Assim, expõe Fabrício Coutinho:
No serviço de registro de imóveis devem ser registradas no Livro nº 2 as citações de ações reais ou pessoais reipersecutórias, relativas a imóveis, conforme o artigo 167, inciso I, nº 21, da Lei Federal 6.015/73. O referido ato não apenas dá ciência aos interessados da existência dessas ações, como também se presume cometida em fraude à execução qualquer aquisição imobiliária posterior à sua inscrição. Portanto, a aquisição poderá ser judicialmente declarada ineficaz, não podendo o adquirente fundar-se na boa-fé.[5]
E ainda, Fabrício Coutinho ratifica a condição da averbação premonitória como ser passível de certidão de ação pessoal reipersecutória:
Assim, como no registro de citação de ações reais ou pessoais reipersecutórias, a averbação premonitória firma a presunção de fraude à execução para oneração ou alienação de bens, após a feitura do ato. No entanto, pelo teor normativo, verifica-se que a averbação premonitória aplica-se tão somente às ações vinculadas ao processo de execução, ao passo que o registro das citações de ações reais ou pessoais reipersecutórias é mais abrangente, recaindo sobre ações ordinárias, na maioria das vezes. [...] O não cumprimento de uma obrigação contratual pelo devedor que é o pagamento faz desta ação não apenas executória, mas também pessoal reipersecutória, já que repercute sobre o bem imóvel objeto do negócio jurídico. Logo, a mencionada demanda poderá originar a certidão premonitória e a certidão de citação de ação pessoal reipersecutória.[6]
Desta forma, a averbação de ações na matrícula do imóvel traz ao conhecimento de terceiros uma situação jurídica pendente sobre o imóvel que se torna erga omnes, ou seja, oponível contra terceiros. A pendência de uma ação inerente ao direito real, que não seja oriunda de um processo tipicamente de execução, no caso de alienação ou oneração do bem, não caracteriza a fraude à execução, mas seus efeitos restarão completados no exercício do direito de sequela que pode colocar o bem à disposição de uma execução.
Tal fato decorre da própria eficácia dos direitos reais. O direito de sequela é um privilégio que assiste ao titular de direito real de executar os bens que lhe servem de garantia para recebimento do crédito, bem como persegui-los em poder de qualquer pessoa que os detenha.

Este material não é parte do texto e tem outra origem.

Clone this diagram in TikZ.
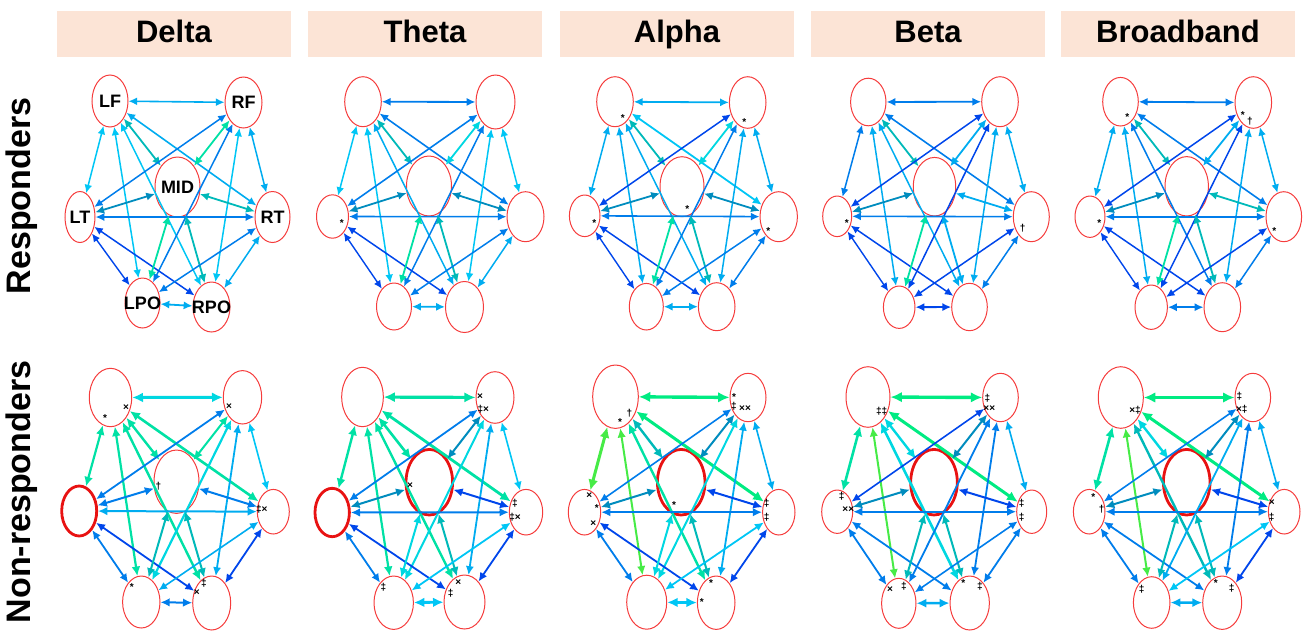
\documentclass[tikz,border=0pt]{standalone}
\usepackage{fontspec}
\setmainfont{Liberation Sans}
\usetikzlibrary{shapes.geometric,arrows.meta}

\definecolor{peach}{RGB}{252,228,214}
\definecolor{roired}{RGB}{245,60,60}
\definecolor{roidark}{RGB}{232,18,18}
% connector palette, from deep blue to light green
\definecolor{eB1}{RGB}{0,70,235}
\definecolor{eB2}{RGB}{0,125,235}
\definecolor{eB3}{RGB}{0,172,240}
\definecolor{eB4}{RGB}{0,198,245}
\definecolor{eCy}{RGB}{0,215,225}
\definecolor{eTb}{RGB}{0,140,190}
\definecolor{eTe}{RGB}{0,185,185}
\definecolor{eGt}{RGB}{0,225,165}
\definecolor{eGr}{RGB}{0,235,130}
\definecolor{eLg}{RGB}{70,235,70}

\tikzset{
  roi/.style={ellipse,draw=roired,line width=1pt,inner sep=0pt},
  roibold/.style={draw=roidark,line width=2.8pt},
  link/.style={arrows={Latex[length=6pt 1.6,width=5.5pt 1.5]-Latex[length=6pt 1.6,width=5.5pt 1.5]}},
  hdr/.style={fill=peach,minimum width=234pt,minimum height=46pt,inner sep=0pt,
              text height=22pt,text depth=6pt,
              font=\bfseries\fontsize{31}{34}\selectfont},
  side/.style={rotate=90,font=\bfseries\fontsize{34}{36}\selectfont},
  lbl/.style={font=\bfseries\fontsize{18}{20}\selectfont,inner sep=0pt},
  mk/.style={font=\bfseries\fontsize{10}{10}\selectfont,inner sep=0pt}
}

% one region of interest: [extra style]{name}{x}{y}{x radius}{y radius}
\newcommand\roinode[6][]{\node[roi,minimum width={2*#5 pt},minimum height={2*#6 pt},#1] (#2) at (#3,#4) {};}

% the 21 region pairs, always in this order
\def\pairsA{"LF","LF","LF","LF","LF","LF","RF","RF","RF","RF","RF","LT","LT","LT","LT","MID","MID","MID","RT","RT","LPO"}
\def\pairsB{"RF","LT","MID","RT","LPO","RPO","LT","MID","RT","LPO","RPO","MID","RT","LPO","RPO","RT","LPO","RPO","LPO","RPO","RPO"}

% all connectors of one network: {prefix}{colour/width list in pair order}
\newcommand\panelwires[2]{%
  \foreach \c/\w [count=\k from 0] in {#2}{%
    \pgfmathsetmacro\ea{{\pairsA}[\k]}%
    \pgfmathsetmacro\eb{{\pairsB}[\k]}%
    \draw[link,draw=\c,line width=\w pt] (#1\ea) -- (#1\eb);
  }}

\begin{document}
\begin{tikzpicture}[x=1pt,y=-1pt]
\useasboundingbox (0,0) rectangle (1310,630);

% column headings
\node[hdr] (hDelta) at (174,34) {Delta};
\node[hdr] (hTheta) at (425,34) {Theta};
\node[hdr] (hAlpha) at (677,34) {Alpha};
\node[hdr] (hBeta)  at (928,34) {Beta};
\node[hdr] (hBroad) at (1178,34) {Broadband};

% row headings
\node[side] (sResp) at (22,196) {Responders};
\node[side] (sNon)  at (22,492) {Non-responders};

% ---------- Responders ----------
% Delta
\roinode[label={[lbl]center:LF}]{r1aLF}{110}{101}{18}{26}
\roinode[label={[lbl]center:RF}]{r1aRF}{243.5}{102.5}{18.5}{25.5}
\roinode[label={[lbl]center:MID}]{r1aMID}{177.5}{187}{22.5}{30}
\roinode[label={[lbl]center:LT}]{r1aLT}{80}{217}{15}{25.5}
\roinode[label={[lbl]center:RT}]{r1aRT}{272.5}{217}{17.5}{25.5}
\roinode[label={[lbl]center:LPO}]{r1aLPO}{142.5}{303}{17.5}{25}
\roinode[label={[lbl]center:RPO}]{r1aRPO}{211.5}{307}{18.5}{25}
% Theta
\roinode{r1bLF}{363}{101.7}{18.3}{25}
\roinode{r1bRF}{495.5}{102}{19.5}{27}
\roinode{r1bMID}{429}{186}{22.5}{30}
\roinode{r1bLT}{332.5}{216.5}{16}{21.7}
\roinode{r1bRT}{525.5}{216.7}{18.5}{25}
\roinode{r1bLPO}{394}{306.5}{17.5}{23.5}
\roinode{r1bRPO}{464.5}{307}{19}{25.5}
% Alpha
\roinode{r1cLF}{615}{101.7}{18.3}{25}
\roinode{r1cRF}{747.7}{102.5}{18.3}{25.8}
\roinode{r1cMID}{682}{186.7}{22}{30}
\roinode{r1cLT}{584.7}{215.8}{15.3}{20.8}
\roinode{r1cRT}{778.7}{216.7}{18.7}{25}
\roinode{r1cLPO}{646.3}{306.7}{17}{23.3}
\roinode{r1cRPO}{716.7}{306.7}{18.3}{24}
% Beta
\roinode{r1dLF}{868.3}{102}{17.7}{23.8}
\roinode{r1dRF}{1000}{101.7}{18.3}{25}
\roinode{r1dMID}{934.5}{186.7}{21.2}{29.3}
\roinode{r1dLT}{837.2}{216.3}{14.5}{20.3}
\roinode{r1dRT}{1031.3}{216.7}{18}{25}
\roinode{r1dLPO}{899.2}{307.2}{15.8}{21.2}
\roinode{r1dRPO}{969.5}{307}{17.8}{23.7}
% Broadband
\roinode{r1eLF}{1120.5}{101.7}{17.8}{24.3}
\roinode{r1eRF}{1253.3}{102.5}{18.3}{25.8}
\roinode{r1eMID}{1186.7}{186.3}{21.7}{29.7}
\roinode{r1eLT}{1090}{216.7}{15}{20.7}
\roinode{r1eRT}{1283.8}{216.7}{17.8}{25}
\roinode{r1eLPO}{1151.2}{307.2}{16.2}{22.2}
\roinode{r1eRPO}{1222.3}{307.2}{18.3}{24.5}

% ---------- Non-responders ----------
% Delta
\roinode{r2aLF}{110.5}{397.5}{21.2}{29.2}
\roinode{r2aRF}{242.5}{397.3}{19.2}{26.7}
\roinode{r2aMID}{176.5}{481.7}{22.5}{31.7}
\roinode[roibold]{r2aLT}{79.2}{511}{17.5}{25}
\roinode{r2aRT}{273.3}{511.7}{16}{22.3}
\roinode{r2aLPO}{141.3}{602}{18.7}{26}
\roinode{r2aRPO}{211.7}{603}{19}{27}
% Theta
\roinode{r2bLF}{362.5}{397}{20.8}{29.7}
\roinode{r2bRF}{495}{397.5}{19}{25.8}
\roinode[roibold]{r2bMID}{429.3}{482.2}{23.3}{32.8}
\roinode[roibold]{r2bLT}{332.2}{512.5}{17.2}{24.2}
\roinode{r2bRT}{526}{512.2}{16.7}{22.8}
\roinode{r2bLPO}{393.7}{602.7}{19.7}{26.7}
\roinode{r2bRPO}{464.5}{602}{20.5}{27}
% Alpha
\roinode{r2cLF}{615.5}{396.7}{22.8}{31.7}
\roinode{r2cRF}{748}{397.5}{18}{24.2}
\roinode[roibold]{r2cMID}{681.2}{482.2}{23.8}{32.8}
\roinode{r2cLT}{584.5}{512.2}{16.2}{22.8}
\roinode{r2cRT}{778.8}{512.2}{16.2}{22.8}
\roinode{r2cLPO}{646.7}{602.2}{20}{27}
\roinode{r2cRPO}{716.2}{602.7}{18.8}{26.7}
% Beta
\roinode{r2dLF}{868}{397}{22}{30.3}
\roinode{r2dRF}{1000.5}{397.5}{17.8}{24.2}
\roinode[roibold]{r2dMID}{934}{482.2}{23.3}{32.8}
\roinode{r2dLT}{837.2}{511.7}{15.5}{21.7}
\roinode{r2dRT}{1031.7}{511.7}{15}{21.7}
\roinode{r2dLPO}{898.8}{603.3}{17.2}{25}
\roinode{r2dRPO}{969.7}{603}{19.7}{27}
% Broadband
\roinode{r2eLF}{1120.8}{397.5}{22.5}{30.8}
\roinode{r2eRF}{1252.8}{397.5}{17.8}{24.2}
\roinode[roibold]{r2eMID}{1186.7}{482.2}{23.3}{32.8}
\roinode{r2eLT}{1089.2}{511.7}{15.8}{22.3}
\roinode{r2eRT}{1284.2}{511.7}{15.8}{22.3}
\roinode{r2eLPO}{1151.7}{602.5}{18.3}{25.8}
\roinode{r2eRPO}{1222.2}{602.7}{19.5}{26.7}

% ---------- connectors ----------
\panelwires{r1a}{eB3/1.6,eB4/1.5,eTe/1.8,eB3/1.6,eB4/1.5,eB4/1.5,eB2/1.5,eGt/1.8,eB3/1.5,eB2/1.5,eB4/1.5,eTb/1.8,eB2/1.8,eB1/1.4,eB1/1.5,eTe/1.8,eGt/1.8,eTe/1.8,eB2/1.5,eB3/1.5,eB3/1.8}
\panelwires{r1b}{eB2/1.8,eB4/1.5,eTe/1.8,eB2/1.6,eB4/1.5,eB3/1.5,eB2/1.6,eCy/1.8,eB4/1.5,eB2/1.5,eB4/1.5,eTb/1.8,eB2/1.6,eB1/1.4,eB1/1.5,eTb/1.8,eGt/1.8,eTe/1.8,eB2/1.5,eB3/1.5,eB3/1.8}
\panelwires{r1c}{eB3/1.8,eB3/1.5,eTe/1.8,eB4/1.8,eB3/1.5,eB3/1.5,eB1/1.5,eCy/1.8,eB3/1.5,eB2/1.5,eB3/1.5,eTb/1.8,eB2/1.6,eB1/1.4,eB1/1.5,eTb/1.8,eGt/1.8,eTe/1.8,eB2/1.5,eB2/1.5,eB3/1.8}
\panelwires{r1d}{eB2/1.8,eB2/1.5,eTe/1.8,eB2/1.6,eB3/1.5,eB3/1.5,eB1/1.5,eB3/1.8,eB3/1.5,eB1/1.5,eB3/1.5,eTb/1.8,eB2/1.6,eB1/1.4,eB1/1.5,eB3/1.8,eGt/1.8,eB3/1.8,eB1/1.5,eB2/1.5,eB1/1.8}
\panelwires{r1e}{eB2/1.8,eB3/1.5,eTe/1.8,eB2/1.6,eB3/1.5,eB2/1.5,eB1/1.5,eB3/1.8,eB3/1.5,eB1/1.5,eB3/1.5,eTb/1.8,eB2/1.6,eB1/1.4,eB1/1.5,eTe/1.8,eGt/1.8,eTe/1.8,eB1/1.5,eB2/1.5,eB2/1.8}

\panelwires{r2a}{eCy/3,eGt/2.2,eGt/2.4,eGt/2.6,eGt/2.2,eGt/2.4,eB2/1.8,eGt/2,eB4/1.6,eCy/2.2,eB3/1.8,eB2/2,eB3/2,eB2/1.8,eB1/1.8,eB2/2,eTe/2,eTe/2,eB3/1.6,eB1/1.8,eB2/2}
\panelwires{r2b}{eGt/3.2,eGt/2.4,eGt/2.6,eGt/2.8,eGt/2.2,eGt/2.4,eB2/1.8,eTb/2,eB4/1.6,eCy/2,eB3/1.8,eTb/2,eB2/2,eB2/1.8,eB1/1.8,eB1/2,eCy/2,eTe/2,eB4/1.8,eB1/1.8,eB4/2.8}
\panelwires{r2c}{eGr/3.4,eLg/3,eTe/2.4,eGr/3,eLg/2,eGt/2.4,eB2/1.6,eTb/2,eB3/1.6,eCy/2,eB3/1.8,eTb/2,eB2/2,eB2/1.8,eB1/1.8,eB1/2,eCy/2,eTe/2,eB4/1.8,eB1/1.8,eB4/2.8}
\panelwires{r2d}{eGr/3.4,eGt/2.6,eCy/2.4,eGr/3,eLg/2,eCy/2.6,eB1/1.6,eTb/2,eB3/1.6,eB2/1.8,eB2/1.8,eTb/2,eB2/2,eB2/1.8,eB2/1.8,eB1/2,eTe/2,eTe/2,eB2/1.6,eB2/1.8,eB3/2.4}
\panelwires{r2e}{eGr/3.4,eGt/2.6,eCy/2.4,eGr/3,eLg/2,eTe/2.4,eB2/1.6,eTb/2,eB3/1.6,eB3/1.8,eB2/1.8,eTb/2,eB2/2,eB2/1.8,eB2/1.8,eB1/2,eTe/2,eTe/2,eB4/1.8,eB1/1.8,eB3/2.4}

% ---------- significance marks ----------
\foreach \x/\y/\t [count=\i] in {
  341.7/223.3/*, 622.7/118.3/*, 744.3/121.7/*, 687.3/209.3/*, 594.3/223.3/*, 768.3/230.7/*,
  846.7/222.7/*, 1022.7/228.3/†, 1127.3/116.7/*, 1242.7/115/*, 1250/121/†, 1099.3/222.7/*, 1274.3/230.7/*,
  105/418.3/*, 126/407.3/×, 229/406.7/×, 158.3/486.7/†, 261.7/509.3/‡×, 131.7/587.3/*, 204/583.3/‡, 196.7/592.7/×,
  480/396.7/×, 483.3/409.3/‡×, 410/486/×, 515/503/‡, 515/517/‡×, 383.3/587.3/‡, 458.3/582.3/×, 450.7/593.3/‡,
  620/421.7/*, 629.3/413.3/†, 734/397/*, 734/406/‡, 745/409/××, 674/505/*, 589.3/496/×, 596.7/508.3/*, 593.3/523.3/×,
  766.7/503/‡, 766.7/517/‡, 711/583.3/*, 701.7/601.7/*,
  881.7/411.7/‡‡, 987.3/398.3/‡, 989.3/408.3/××, 841.7/496.7/‡, 848.3/510/××, 1021.7/503/‡, 1021.7/517/‡,
  890/589.3/×, 904/586.7/‡, 963.3/583.3/*, 980/586.7/‡,
  1135/410/×‡, 1239.3/396.7/‡, 1241.7/409.3/×‡, 1093.3/496.7/*, 1101.7/509.3/†, 1271.7/503/×, 1271.7/517/‡,
  1141.7/589.3/‡, 1215.7/583.3/*, 1231.7/588.3/‡}
  \node[mk] (mark\i) at (\x,\y) {\t};

\end{tikzpicture}
\end{document}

Salienta-se que no Cartório de Registro de Imóveis, será gravado determinado bem de titularidade do devedor que seja de conhecimento do credor. Nesse caso, o imóvel será registrado com uma averbação que define a existência de uma ação real ou pessoal reipersecutória, ou seja, que decorre da tutela de um direito real. Conforme define Fabrício Coutinho: A ação reipersecutória, por sua vez, objetiva que o autor retome ao seu patrimônio o que lhe pertence, mas se encontra em poder de terceiro ou na esfera patrimonial do réu que não cumpriu uma obrigação contratual.[7]
E assim, Coutinho expressa: é a ação que persegue uma coisa em decorrência de relação obrigacional não honrada pelo devedor.[8]

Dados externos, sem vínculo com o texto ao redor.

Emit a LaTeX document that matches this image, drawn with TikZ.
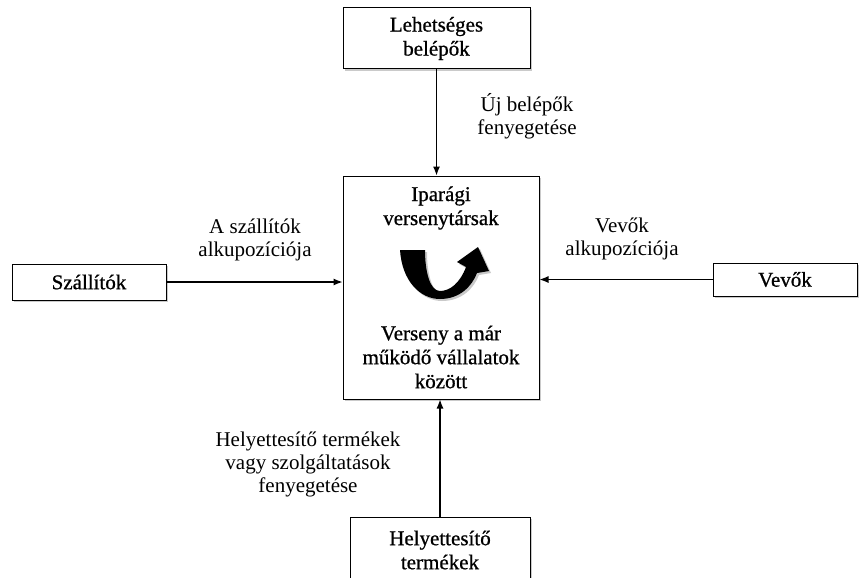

Ressalta-se, que a certidão comprobatória da admissibilidade do processo executivo é um título hábil para averbação no Cartório de Registro de Imóveis. De fato, o artigo 828 é um instrumento quase perfeito para o credor, no sentido de evidenciar a fraude à execução. Todavia, é uma opção quase perfeita, pois a averbação em si não gera a indisponibilidade do bem, não impede a alienação, não retira a capacidade do devedor de proprietário e dos seus atributos de usar, gozar e dispor do bem. Esses atos serão consequência a ser averbada na matrícula, caso o devedor expresse conduta que possa dissipar o seu patrimônio, não garantir a satisfação do crédito ou dificulte o recebimento do que é devido ao credor.
Cumpre esclarecer que na Serventia Registral, a certidão comprobatória da admissibilidade do processo executivo caracteriza a denominada averbação premonitória, ato a ser realizado na matrícula para o conhecimento de terceiros. É ainda premonitória, pois implica no conhecimento prévio de terceiros sobre o processo de execução em curso. É o caráter premonitório, que define a natureza preventiva e acautelatória da medida, ora, proposta pelo credor/exequente contra o devedor/executado.

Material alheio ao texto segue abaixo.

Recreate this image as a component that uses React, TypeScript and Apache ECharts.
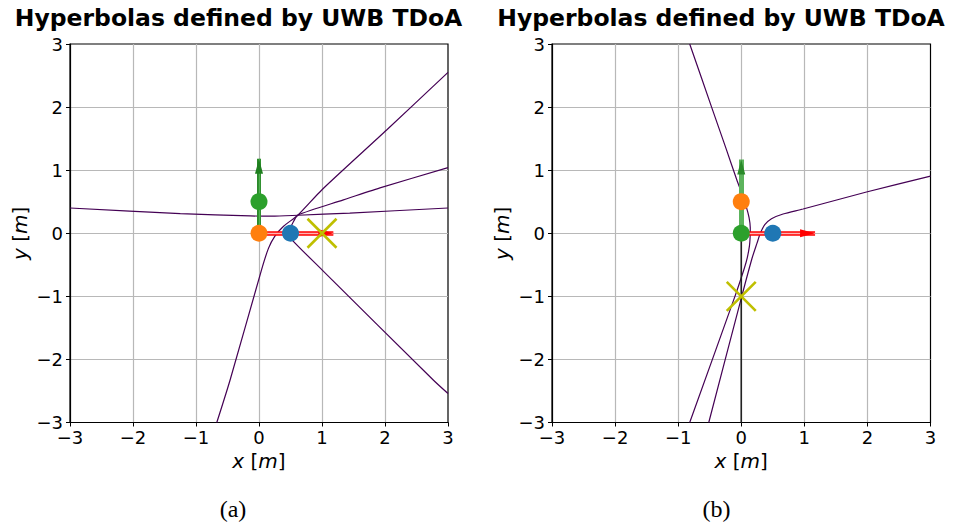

Portanto, seja no processo de execução ou outro procedimento ajuizado que culmine com o procedimento executivo, faz com que o interesse do credor na averbação da certidão exarada no artigo 828 do CPC anterior seja um documento hábil e indicativo para terceiros de uma ação em curso que pode ocasionar a penhora, arresto ou mesmo a indisponibilidade do bem. É mais um instrumento obrigatório de publicização dos atos com eficácia erga omnes.
A oponibilidade erga omnes, de modo objetivo, significa que uma pessoa titular de direito real sobre uma coisa, é livre para exercer seu poder sobre esta, cabendo a todos os demais, o dever de respeitar o exercício de tal direito, daí o termo oponível contra todos.
Em decorrência da oponibilidade, a publicidade do direito é indispensável e determinada por lei. Desta feita, a publicidade dos bens imóveis é realizada por meio de registro dos atos perante Cartório de Registro de Imóveis, e a publicidade de bens móveis se dá por meio da tradição. O caráter de publicidade do processo civil não supera a necessidade de averbação das ações e restrições, ônus e outros em relação ao imóvel no respectivo cartório de registro de imóveis e desde a entrada em vigor da Lei de Registros Públicos, em assim o é.